In order to get a good idea of what people across the world are thinking about this subject, World Bank vice-president, Ismael Serageldin, organised a one-day dialogue on Water in the 21st Century.

I guess I got invited to this august meeting of the world's top 'water intellectuals' - there were very few water experts and engineers - because of the last State of India's Environment Report which focused on the country's 5,000-year-old traditions in rainwater harvesting. The meeting began with an interesting comment from leading US environmental commentator, Jessica Mathews, that we should try to understand if there is any likelihood of major discontinuities of any kind in the future which will affect humanity and the world's water resources. I felt that Mathews' warning was extremely valid but instead of looking into the future, having done research on the past, I pointed out that the world's water resources are already suffering heavily from two discontinuities that slowly began to grip them since the 19th century. Ismael Serageldin had already reminded the gathering that freshwater resources are only 2.5 per cent of the total water available in the world but unfortunately most of this 2.5 per cent is available only in the form of rain and floods. Only very little is available, in comparison, in streams and groundwater. I, therefore, pointed out that until the start of the 20th century most of water use in a highly developed country like India - we must remember that until the British came, it was one of the world's richest, most urbanised and literate nations - was of rainwater and floodwater. Indians knew that almost all the water they got in a year - in a country that is relatively rich in rainfall - was in just 100 hours. The remaining 8,660 hours in a year, the gods gave them nothing. So they built a civilisation on these drops of nectar from heaven. Bengal and the Thanjavur delta were one of the most agriculturally prosperous regions in the country and they depended almost entirely on the capture of floodwater for irrigation.
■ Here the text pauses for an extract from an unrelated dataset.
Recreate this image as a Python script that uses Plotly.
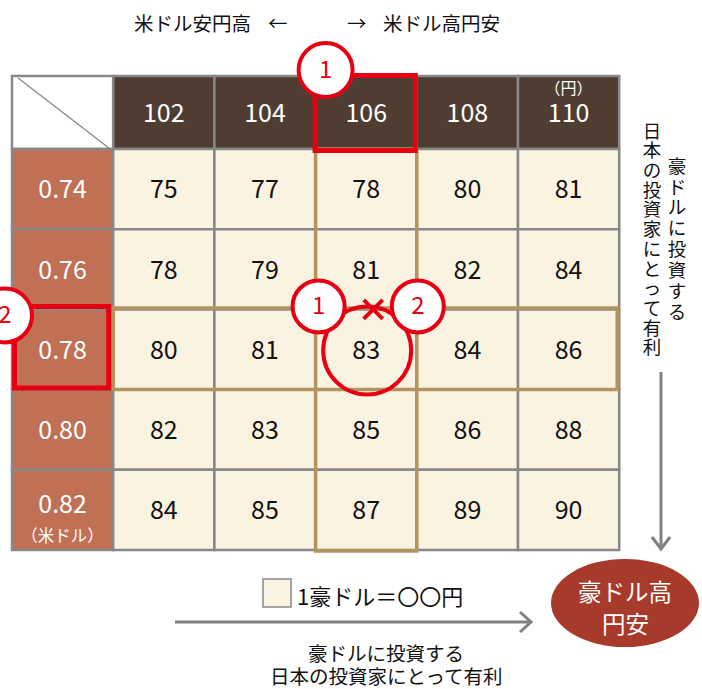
import plotly.graph_objects as go

# ---- data ----
usd_jpy = [102, 104, 106, 108, 110]            # column headers (円)
aud_usd = [0.74, 0.76, 0.78, 0.80, 0.82]       # row headers (米ドル)
aud_jpy = [
    [75, 77, 78, 80, 81],
    [78, 79, 81, 82, 84],
    [80, 81, 83, 84, 86],
    [82, 83, 85, 86, 88],
    [84, 85, 87, 89, 90],
]
hl_col = 2   # 106
hl_row = 2   # 0.78
top_labels = ["米ドル安円高", "←", "→", "米ドル高円安"]
legend_label = "1豪ドル＝〇〇円"
bottom_lines = ["豪ドルに投資する", "日本の投資家にとって有利"]
vert_right = "豪ドルに投資する"
vert_left = "日本の投資家にとって有利"
bubble_lines = ["豪ドル高", "円安"]

# ---- layout constants ----
W, H = 702, 689
X0, CW = 12, 101.2
Y0, HH, RH = 76, 73, 80.2
C_HEAD = "#4f3d31"
C_ROWH = "#c07054"
C_CELL = "#fbf3e1"
C_GRID = "#888888"
C_TAN = "#b39461"
C_RED = "#e60012"
C_BUB = "#a83a2b"
C_ARROW = "#808080"
C_TXT = "#111111"
JP = "Noto Sans CJK JP"


def cl(i):  # left x of column i (0 = header column)
    return X0 + i * CW


def rt(j):  # top y of row j (0 = header row)
    return Y0 if j == 0 else Y0 + HH + (j - 1) * RH


def cx(i):
    return (cl(i) + cl(i + 1)) / 2


def cy(j):
    return (rt(j) + rt(j + 1)) / 2


shapes = []
ncol, nrow = len(usd_jpy) + 1, len(aud_usd) + 1
for j in range(nrow):
    for i in range(ncol):
        if j == 0 and i == 0:
            fill = "white"
        elif j == 0:
            fill = C_HEAD
        elif i == 0:
            fill = C_ROWH
        else:
            fill = C_CELL
        shapes.append(dict(type="rect", x0=cl(i), x1=cl(i + 1), y0=rt(j), y1=rt(j + 1),
                           fillcolor=fill, line=dict(color=C_GRID, width=2.5), layer="below"))
# diagonal in corner
shapes.append(dict(type="line", x0=cl(0) + 6, y0=rt(0) + 2, x1=cl(1) - 3, y1=rt(1),
                   line=dict(color=C_GRID, width=1.3), layer="below"))
# tan highlights (column 106 and row 0.78)
shapes.append(dict(type="rect", x0=cl(hl_col + 1), x1=cl(hl_col + 2), y0=rt(1), y1=rt(nrow) + 1,
                   line=dict(color=C_TAN, width=3.5), layer="below"))
shapes.append(dict(type="rect", x0=cl(1), x1=cl(ncol) - 2, y0=rt(hl_row + 1) - 1.5, y1=rt(hl_row + 2),
                   line=dict(color=C_TAN, width=3.5), layer="below"))
# red rectangles
shapes.append(dict(type="rect", x0=cl(hl_col + 1) - 0.5, x1=cl(hl_col + 2) - 1.5,
                   y0=rt(0) - 0.5, y1=rt(1) + 1.5,
                   line=dict(color=C_RED, width=5), layer="below"))
shapes.append(dict(type="rect", x0=cl(0) + 2.5, x1=cl(1) - 4.5,
                   y0=rt(hl_row + 1) - 3, y1=rt(hl_row + 2) - 1.5,
                   line=dict(color=C_RED, width=5), layer="below"))
# big circle around the crossing value
bcx, bcy, br = cx(hl_col + 1) + 1, cy(hl_row + 1) + 1, 44
shapes.append(dict(type="circle", x0=bcx - br, x1=bcx + br, y0=bcy - br, y1=bcy + br,
                   line=dict(color=C_RED, width=4), layer="below"))

# numbered badges
badges = [
    ("1", cl(hl_col + 1) + 10, rt(0) - 6, 27),
    ("2", cl(0) - 7, rt(hl_row + 1) + 6, 27),
    ("1", cl(hl_col + 1) + 3, rt(hl_row + 1) - 3, 26),
    ("2", cl(hl_col + 2) + 1, rt(hl_row + 1) - 3, 26),
]
for _, bx, by, r in badges:
    shapes.append(dict(type="circle", x0=bx - r, x1=bx + r, y0=by - r, y1=by + r,
                       fillcolor="white", line=dict(color=C_RED, width=4), layer="below"))

# bubble ellipse
shapes.append(dict(type="circle", x0=551, x1=699, y0=559, y1=647,
                   fillcolor=C_BUB, line=dict(color=C_BUB, width=0), layer="below"))
# legend swatch
shapes.append(dict(type="rect", x0=263, x1=291, y0=579, y1=607,
                   fillcolor=C_CELL, line=dict(color=C_GRID, width=1.5), layer="below"))

# arrows
def arrow(x0, y0, x1, y1, horiz):
    shapes.append(dict(type="line", x0=x0, y0=y0, x1=x1, y1=y1,
                       line=dict(color=C_ARROW, width=3), layer="below"))
    if horiz:
        p = f"M {x1-11},{y1-10} L {x1},{y1} L {x1-11},{y1+10}"
    else:
        p = f"M {x1-9},{y1-12} L {x1},{y1} L {x1+9},{y1-12}"
    shapes.append(dict(type="path", path=p, line=dict(color=C_ARROW, width=3), layer="below"))

arrow(175, 622, 531, 622, True)
arrow(661, 372, 661, 549, False)

fig = go.Figure()

def text_trace(x, y, text, size, color):
    fig.add_trace(go.Scatter(x=x, y=y, text=text, mode="text",
                             textfont=dict(family=JP, size=size, color=color), hoverinfo="skip"))

# column headers
text_trace([cx(i + 1) for i in range(len(usd_jpy))], [cy(0) + 3] * len(usd_jpy),
           [str(v) for v in usd_jpy], 25, "white")
text_trace([cx(len(usd_jpy))], [rt(0) + 14], ["（円）"], 16, "white")
# row headers
text_trace([cx(0)] * len(aud_usd),
           [cy(j + 1) + (-3 if j == len(aud_usd) - 1 else 3) for j in range(len(aud_usd))],
           [f"{v:.2f}" for v in aud_usd], 25, "white")
text_trace([cx(0)], [rt(nrow) - 12], ["（米ドル）"], 16.5, "white")
# values
xs, ys, ts = [], [], []
for j, row in enumerate(aud_jpy):
    for i, v in enumerate(row):
        xs.append(cx(i + 1))
        ys.append(cy(j + 1) + 3)
        ts.append(str(v))
text_trace(xs, ys, ts, 25, C_TXT)
# badge numbers
text_trace([b[1] for b in badges], [b[2] + 2 for b in badges], [b[0] for b in badges], 24, C_RED)
# cross mark
fig.add_trace(go.Scatter(x=[(badges[2][1] + badges[3][1]) / 2 + 5], y=[badges[2][2] + 3],
                         mode="markers",
                         marker=dict(symbol="x-thin", size=19, line=dict(color=C_RED, width=4)),
                         hoverinfo="skip"))
# vertical texts
text_trace([652] * len(vert_left), [133 + k * 19.7 for k in range(len(vert_left))],
           list(vert_left), 18.5, C_TXT)
text_trace([677] * len(vert_right), [168 + k * 20.9 for k in range(len(vert_right))],
           list(vert_right), 18.5, C_TXT)

annotations = [
    dict(x=192, y=22, text=top_labels[0], showarrow=False, font=dict(family=JP, size=19.5, color=C_TXT)),
    dict(x=278, y=22, text=top_labels[1], showarrow=False, font=dict(family=JP, size=19.5, color=C_TXT)),
    dict(x=357, y=22, text=top_labels[2], showarrow=False, font=dict(family=JP, size=19.5, color=C_TXT)),
    dict(x=441, y=22, text=top_labels[3], showarrow=False, font=dict(family=JP, size=19.5, color=C_TXT)),
    dict(x=295, y=595, text=legend_label, showarrow=False, xanchor="left",
         font=dict(family=JP, size=22, color=C_TXT)),
    dict(x=386, y=652, text=bottom_lines[0], showarrow=False, font=dict(family=JP, size=19.5, color=C_TXT)),
    dict(x=386, y=675, text=bottom_lines[1], showarrow=False, font=dict(family=JP, size=19.5, color=C_TXT)),
    dict(x=625, y=591, text=bubble_lines[0], showarrow=False, font=dict(family=JP, size=23.5, color="white")),
    dict(x=625, y=623, text=bubble_lines[1], showarrow=False, font=dict(family=JP, size=23.5, color="white")),
]

fig.update_layout(
    width=W, height=H, margin=dict(l=0, r=0, t=0, b=0),
    paper_bgcolor="white", plot_bgcolor="white", showlegend=False,
    shapes=shapes, annotations=annotations,
    xaxis=dict(range=[0, W], visible=False, fixedrange=True),
    yaxis=dict(range=[H, 0], visible=False, fixedrange=True),
)
fig.write_html("out.html")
The second biggest discontinuity of this century came with the growing role of the state. Serageldin had warned the gathering that the next decade will require an investment in the water sector of the order of US $600 billion, of which international agencies will be able to provide only 10 per cent. But most governments in the developing world do not have resources of this order. Well, one argument is that the private sector - meaning the corporate sector - must be enrolled to make investments.

But if we go back to the past of a country like India, we find that the state made almost no investment in this area. Indian kings rarely developed a tank or a canal for the people. They simply encouraged them freedom from agriculture taxes, and in order to let the people know about the agreement they had made with noble or a local rich man, they would inscribe the agreement on temple walls. The private sector was therefore already operating though not in the form corporations but in the form of individuals and local communities. In this way, not only were a lot of resources mobilised but the people also became careful in their use of water.

More than that, the intervention of the state has led to mega-water projects, encouraged water profligacy, and unable to recover the full costs, it has locked the nation into a regular raid on the national treasuries. Just get the state out and water profligacy will stop, mega-projects will become millions of small projects, full economic costs will be recovered, and people will start worrying about their neighbouring sources and watersheds. The role state should be totally restricted to helping the poor to help themselves.

The challenge before India is that it must not merely prepare itself to deal with the discontinuities of the future but also learn how to get out of the staggering burden and the inertia generated by discontinuities of the past. The effects of these discontinuities can take centuries to get a grip on humanity and then centuries for humanity to get out of that grip. These are not issues for five-year plans. These are civilisational issues.